Some Other Pea or Prosciutto Salad Recipes:
Recipe Card
Ingredients
- 500 grams garden peas (either fresh or frozen)
- ⅓ cup olive oil
- ¼ cup lemon juice
- ½ cup mint leaves
- 1 tbsps sweetener (honey, maple syrup, stevia)
- 100 grams baby rocket
- 100 grams prosciutto (approximately 6 slices)
- 100 grams provolone cheese* (shaved)
Instructions
- Preheat your oven to 180°C (350°F). Line a baking tray with baking paper.
- Place the prosciutto in a single layer on your tray but don't overcrowd it as it won’t crisp properly. Crisp until crisp approximately 10-15 minutes. When done leave to cool.
- Boil for 2-3 minutes or until tender. Use the minimum amount of water needed without salt as it will toughen your peas. Drain and rinse in a colander under cold running water.
- Wash and dry your rocket (arugula) transfer to a bowl.
- Place dressing ingredients in a small food processor or blender and blitz until combined.

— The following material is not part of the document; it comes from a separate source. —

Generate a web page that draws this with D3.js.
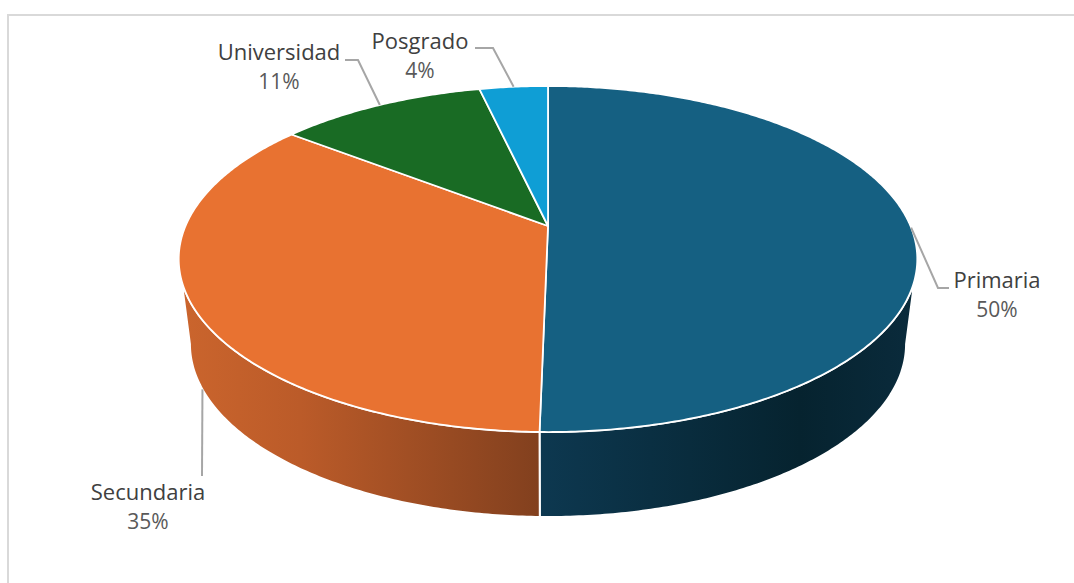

- Add your cooled peas to your rocket then pour your dressing over, season and toss to combine. Crumble half of the prosciutto and gently stir trhough salad. Taste the salad and adjust the seasonings according to your taste.
- Arrange the salad in a salad platter then garnish with the remaining half of the crumbled prosciutto and shaved provolone, serve immediately.